Comment apprendre la pratique avec le Saint-Esprit?
O La théologie de l'ère de la Parole a été élaborée dans un contexte conditionné par l'écriture. La spiritualité issue d'un texte ne peut que modéliser des processus. Elle peut décrire un coucher de soleil, mais ne peut pas faire voir et ressentir directement cette réalité. Le texte théologique ne peut servir que comme filtre de la réalité. Il n'est jamais réalité. C'est une sorte de copie.

O Dans l'Ancien Testament, ce n'est pas les textes des prêtres qui ont lancé les expériences spirituelles, comme nous l'avons souvent fait dans l'ère de la Parole. Abraham a d'abord expérimenté sa foi et son modèle a ensuite été mis par écrit par la suite. Pour Moïse c'était pareil, ainsi que pour Élisée.

O Ce que je veux souligner, c'est que c'est l'expérience qui fonde la foi et le Saint-Esprit est d'abord lié à une expérience spirituelle et non le résultat de l'étude et la mise en pratique d'un texte. Le texte biblique, avec le Saint-Esprit, n'est que cadre comme celui de la peinture d'un beau coucher de soleil.

O Ce qui veut dire que l'apprentissage de la pratique avec le Saint-Esprit ne peut pas se faire avec des textes, des explications écrites, mais doit se pratiquer en groupe dans la réalité des gens. Je vous donne l'exemple d'un accident que j'ai eu au Pérou, avec l'explosion du radiateur de ma voiture. Une semaine d'hosto avec des brûlures au 2ème et 3ème degré sur 30% du corps. Sur mon lit d'hôpital, je me suis rappelé la question d'une collègue qui me demandait conseil. Une personne lui avait transmis de la part de Dieu qu'elle avait reçu le don de guérison pour les enfants de la rue dont elle s'occupait. Elle m'a demandé, je fais comment? Ni moi, ni elle ne faisaient partie d'une église charismatique ou pentecôtiste, même si des pasteurs comme Maurice Ray ou Philippe Decorvet* m'avaient initié à la pratique des dons du Saint Esprit. J'aurais pu lui dire, mais lis l'évangile, il te montre comment Jésus a guéri. C'est l'enseignement par le texte, dont nous sommes les grands spécialistes, mais pas encore l'expérimentation avec l'Esprit. Il a fallu d'abord faire un grand pas de foi pour moi. Je lui ai proposé, pour savoir si Dieu lui a vraiment accordé un don de guérison, de m'imposer les mains en demandant que Jésus me guérisse. Le miracle s'est réellement produit. Revenu, plus tard, en France, mon médecin traitant, en lui racontant mon accident, n'en revenait pas de ne trouver aucune cicatrice sur mon corps. Par la suite, ma collègue a dû bagarrer avec elle-même pour intégrer définitivement ce don de guérison dans sa pratique. On a appris ensemble et on s'est encouragé mutuellement.

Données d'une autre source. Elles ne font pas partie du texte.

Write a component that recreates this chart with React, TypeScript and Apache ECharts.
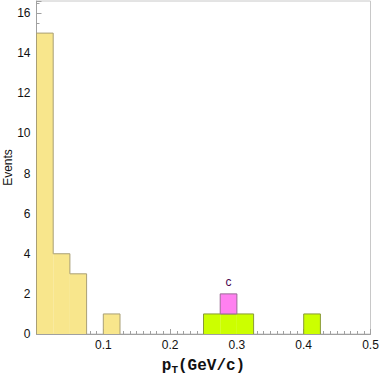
import React, { useEffect, useRef } from "react";
import * as echarts from "echarts";

// Histogram bins: [lower edge, upper edge]
const yellowLow = [0, 0.025, 0.05, 0.1];
const yellowHigh = [0.025, 0.05, 0.075, 0.125];
const yellowCounts = [15, 4, 3, 1];

const greenLow = [0.25, 0.275, 0.3, 0.4];
const greenHigh = [0.275, 0.3, 0.325, 0.425];
const greenCounts = [1, 1, 1, 1];

const pinkLow = [0.275];
const pinkHigh = [0.3];
const pinkBase = [1];
const pinkCounts = [1];
const pinkLabel = ["c"];

const xTicks = [0.1, 0.2, 0.3, 0.4, 0.5];
const yTicks = [0, 2, 4, 6, 8, 10, 12, 14, 16];

function makeData(low: number[], high: number[], counts: number[], base?: number[]) {
  return low.map((l, i) => [l, high[i], base ? base[i] : 0, (base ? base[i] : 0) + counts[i]]);
}

const eq = (a: number, b: number) => Math.abs(a - b) < 1e-9;

function histSeries(name: string, data: number[][], fill: string, stroke: string, label?: string[]) {
  return {
    type: "custom",
    name,
    data,
    encode: { x: [0, 1], y: [2, 3] },
    renderItem: (params: any, api: any) => {
      const i = params.dataIndex;
      const [x0, x1, y0, y1] = data[i];
      const prev = data.find((d) => eq(d[1], x0) && eq(d[2], y0));
      const next = data.find((d) => eq(d[0], x1) && eq(d[2], y0));
      const leftStop = prev ? Math.min(prev[3], y1) : y0;
      const rightStop = next ? Math.min(next[3], y1) : y0;
      const p0 = api.coord([x0, y0]);
      const p1 = api.coord([x1, y1]);
      const pl = api.coord([x0, leftStop]);
      const pr = api.coord([x1, rightStop]);
      const children: any[] = [
        {
          type: "rect",
          shape: { x: p0[0], y: p1[1], width: p1[0] - p0[0], height: p0[1] - p1[1] },
          style: { fill, stroke: "none" },
        },
        {
          type: "polyline",
          shape: {
            points: label
              ? [
                  [p0[0], p0[1]],
                  [p0[0], p1[1]],
                  [p1[0], p1[1]],
                  [p1[0], p0[1]],
                  [p0[0], p0[1]],
                ]
              : [
                  [p0[0], pl[1]],
                  [p0[0], p1[1]],
                  [p1[0], p1[1]],
                  [p1[0], pr[1]],
                ],
          },
          style: { stroke, lineWidth: 1, fill: "none" },
        },
      ];
      if (label) {
        children.push({
          type: "text",
          x: (p0[0] + p1[0]) / 2,
          y: p1[1] - 6,
          style: {
            text: label[i],
            fill: "#4a0a50",
            font: "12px 'Liberation Sans', Arial, sans-serif",
            align: "center",
            verticalAlign: "bottom",
          },
        });
      }
      return { type: "group", children };
    },
  };
}

export default function App() {
  const ref = useRef<HTMLDivElement>(null);
  useEffect(() => {
    if (!ref.current) return;
    const chart = echarts.init(ref.current, undefined, { renderer: "svg" });
    const axisColor = "#a0a0a0";
    const labelFont = { color: "#111", fontSize: 12, fontFamily: "'Liberation Sans', Arial, sans-serif" };
    chart.setOption({
      animation: false,
      backgroundColor: "#fff",
      grid: {
        left: 36.5,
        right: 10.5,
        top: 1,
        bottom: 40,
        show: true,
        borderColor: "#c8c8c8",
        borderWidth: 1,
        containLabel: false,
        outerBoundsMode: "none",
      },
      xAxis: {
        type: "value",
        min: 0,
        max: 0.5,
        interval: 0.1,
        name: "{p|p}{s|T}{p|(GeV/c)}",
        nameLocation: "middle",
        nameGap: 22,
        nameMoveOverlap: false,
        nameTextStyle: {
          rich: {
            p: { fontFamily: "'Liberation Mono', 'Courier New', monospace", fontWeight: "bold", fontSize: 16, color: "#111" },
            s: {
              fontFamily: "'Liberation Mono', 'Courier New', monospace",
              fontWeight: "bold",
              fontSize: 11,
              color: "#111",
              verticalAlign: "bottom",
              padding: [8, 0, 0, 0],
            },
          },
        },
        axisLine: { show: true, lineStyle: { color: axisColor, width: 1 } },
        axisTick: { show: true, inside: true, length: 5, lineStyle: { color: axisColor } },
        minorTick: { show: true, splitNumber: 10, length: 3, lineStyle: { color: axisColor } },
        splitLine: { show: false },
        axisLabel: {
          ...labelFont,
          margin: 5,
          formatter: (v: number) => {
            const t = xTicks.find((x) => Math.abs(x - v) < 1e-9);
            return t !== undefined ? String(t) : "";
          },
        },
      },
      yAxis: {
        type: "value",
        min: 0,
        max: 16.6,
        interval: 2,
        name: "Events",
        nameLocation: "middle",
        nameGap: 23,
        nameMoveOverlap: false,
        nameTextStyle: { ...labelFont, fontSize: 12 },
        axisLine: { show: true, lineStyle: { color: axisColor, width: 1 } },
        axisTick: { show: true, inside: true, length: 5, lineStyle: { color: axisColor } },
        minorTick: { show: true, splitNumber: 4, length: 3, lineStyle: { color: axisColor } },
        splitLine: { show: false },
        axisLabel: {
          ...labelFont,
          margin: 6,
          showMaxLabel: false,
          formatter: (v: number) => {
            const t = yTicks.find((y) => Math.abs(y - v) < 1e-9);
            return t !== undefined ? String(t) : "";
          },
        },
      },
      series: [
        histSeries("yellow", makeData(yellowLow, yellowHigh, yellowCounts), "#f8e68c", "#a99f76"),
        histSeries("green", makeData(greenLow, greenHigh, greenCounts), "#ccff00", "#8a9a3a"),
        histSeries("pink", makeData(pinkLow, pinkHigh, pinkCounts, pinkBase), "#ff80f0", "#9a6a96", pinkLabel),
      ],
    });
    return () => chart.dispose();
  }, []);
  return <div ref={ref} style={{ width: 381, height: 374, position: "absolute", left: 0, top: 0 }} />;
}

Nos concitoyens qui naviguent avec les étoiles, avec un «sexant ésotérique», n'aiment plus les explications scolaires et textuelles, ils veulent expérimenter la spiritualité avec leurs émotions et le Saint-Esprit.

* Pasteurs réformés de Suisse romande. Directeurs de la Ligue pour la lecture de la Bible dans les années septante. Promoteurs avec d'autres du mouvement charismatique.